Mr. Quirk took a similar line of thinking, explaining that public companies should just assume that if they face a regular securities class action lawsuit, then a "tag-along" ERISA suit is inevitable.
"We've got to deal with it," he said. "If you're going to get a securities claim and your plan has company stock, then guess what? You're getting an ERISA 'tag-along' claim."
Additionally, he noted that the cases have caused insurers to seek more restrictive limits on their fiduciary liability policies.
With seemingly no successful strategy for insurers in defending against these "tag- along" lawsuits, Mr. Rosenberg said that Chubb has been working to change the system on which they are based. The company has been meeting with the Department of Labor and several trade groups, he said, seeking to devise some rule to help limit these suits, or some industry "best practices" to help companies avoid them.
The insurance industry, on the whole, has achieved a fair measure of success this year in getting tort reform measures passed, such as class action reform legislation. But Mr.

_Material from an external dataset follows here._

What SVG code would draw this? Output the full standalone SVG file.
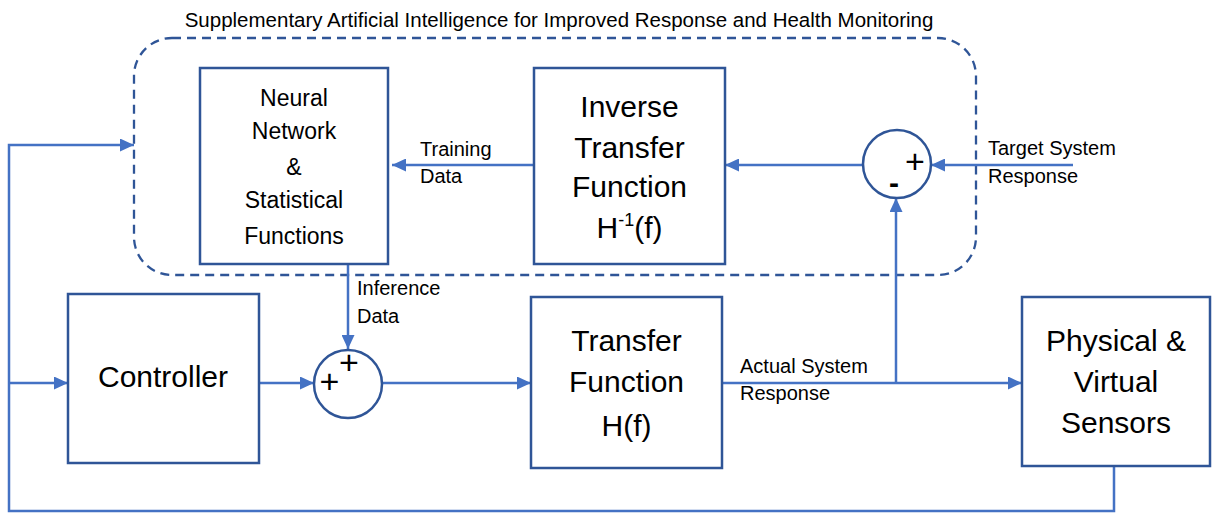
<svg xmlns="http://www.w3.org/2000/svg" width="1212" height="513" viewBox="0 0 1212 513">
<style>
.box{fill:#fff;stroke:#2F5597;stroke-width:2.5}
.sum{fill:#fff;stroke:#2F5597;stroke-width:2.5}
.wire{fill:none;stroke:#4472C4;stroke-width:2.5}
.dash{fill:none;stroke:#2F5597;stroke-width:2.3;stroke-dasharray:9 6}
text{font-family:"Liberation Sans",Arial,sans-serif;fill:#000}
.big{font-size:30px;text-anchor:middle}
.mid{font-size:23px;text-anchor:middle}
.lbl{font-size:20px}
.sign{font-size:34px;text-anchor:middle}
</style>
<defs>
<marker id="arr" markerUnits="userSpaceOnUse" markerWidth="15" markerHeight="13" refX="14" refY="6.5" orient="auto">
<path d="M0,0 L14,6.5 L0,13 z" fill="#4472C4"/>
</marker>
</defs>
<rect width="1212" height="513" fill="#fff"/>
<g id="ai-group">
<rect class="dash" x="134" y="38" width="842" height="237" rx="38" ry="38"/>
<text class="lbl" x="559" y="27" text-anchor="middle" style="font-size:20.5px">Supplementary Artificial Intelligence for Improved Response and Health Monitoring</text>
</g>
<g id="connectors">
<path class="wire" d="M534,165 H392" marker-end="url(#arr)"/>
<path class="wire" d="M863,165 H725" marker-end="url(#arr)"/>
<path class="wire" d="M1073,165 H931" marker-end="url(#arr)"/>
<path class="wire" d="M896,383 V198" marker-end="url(#arr)"/>
<path class="wire" d="M348,264 V349" marker-end="url(#arr)"/>
<path class="wire" d="M259,383 H314" marker-end="url(#arr)"/>
<path class="wire" d="M382,383 H531" marker-end="url(#arr)"/>
<path class="wire" d="M722,383 H1022" marker-end="url(#arr)"/>
<path class="wire" d="M9,383 H68" marker-end="url(#arr)"/>
<path class="wire" d="M1114,466 V511 H9 V145 H134" marker-end="url(#arr)"/>
<text class="lbl" x="420" y="156">Training</text>
<text class="lbl" x="420" y="183">Data</text>
<text class="lbl" x="988" y="155">Target System</text>
<text class="lbl" x="988" y="183">Response</text>
<text class="lbl" x="357" y="295">Inference</text>
<text class="lbl" x="357" y="323">Data</text>
<text class="lbl" x="740" y="373">Actual System</text>
<text class="lbl" x="740" y="400">Response</text>
</g>
<g id="neural">
<rect class="box" x="200" y="68" width="188" height="196"/>
<text class="mid" x="294" y="106">Neural</text>
<text class="mid" x="294" y="139">Network</text>
<text class="mid" x="294" y="175">&amp;</text>
<text class="mid" x="294" y="208">Statistical</text>
<text class="mid" x="294" y="244">Functions</text>
</g>
<g id="inverse">
<rect class="box" x="534" y="68" width="191" height="196"/>
<text class="big" x="629.5" y="117">Inverse</text>
<text class="big" x="629.5" y="158">Transfer</text>
<text class="big" x="629.5" y="197">Function</text>
<text class="big" x="629.5" y="238">H<tspan font-size="18" dy="-12">-1</tspan><tspan dy="12">(f)</tspan></text>
</g>
<g id="sum-top">
<circle class="sum" cx="897" cy="164" r="34"/>
<text class="sign" x="915" y="173">+</text>
<text class="sign" x="894" y="193" font-weight="bold" style="font-size:30px">-</text>
</g>
<g id="controller">
<rect class="box" x="68" y="294" width="191" height="169"/>
<text class="big" x="163" y="387">Controller</text>
</g>
<g id="sum-bottom">
<circle class="sum" cx="348" cy="384" r="34"/>
<text class="sign" x="329.5" y="393">+</text>
<text class="sign" x="349" y="374">+</text>
</g>
<g id="transfer">
<rect class="box" x="531" y="297" width="191" height="171"/>
<text class="big" x="626.5" y="351">Transfer</text>
<text class="big" x="626.5" y="392">Function</text>
<text class="big" x="626.5" y="436">H(f)</text>
</g>
<g id="sensors">
<rect class="box" x="1022" y="297" width="188" height="169"/>
<text class="big" x="1116" y="351">Physical &amp;</text>
<text class="big" x="1116" y="392">Virtual</text>
<text class="big" x="1116" y="433">Sensors</text>
</g>
</svg>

Shappell said it would be unrealistic to think that a similar solution will happen for fiduciary liability legislation, or even that such a solution would be proposed.
Given all the attention paid to cases such as Enron, or the more recent WorldCom case, he said, "it would be political suicide" for any policymaker to even suggest changing those laws.
"Tag-along" lawsuits are "low-hanging fruit," with much lower standards of proof required to bring these cases than securities lawsuits, Aon's Steve Shappell said.
"There are no good court cases out there to show any good defenses."
Evan Rosenberg, SVP, Chubb Specialty
Art caption:
According to fiduciary liability market experts, tag-along suits are an inevitable companion to securities lawsuits. "We've got to deal with it. If you're going to get a securities claim and your plan has company stock, then guess what? You're getting an ERISA 'tag-along' claim," says Evan Rosenberg of Chubb Specialty.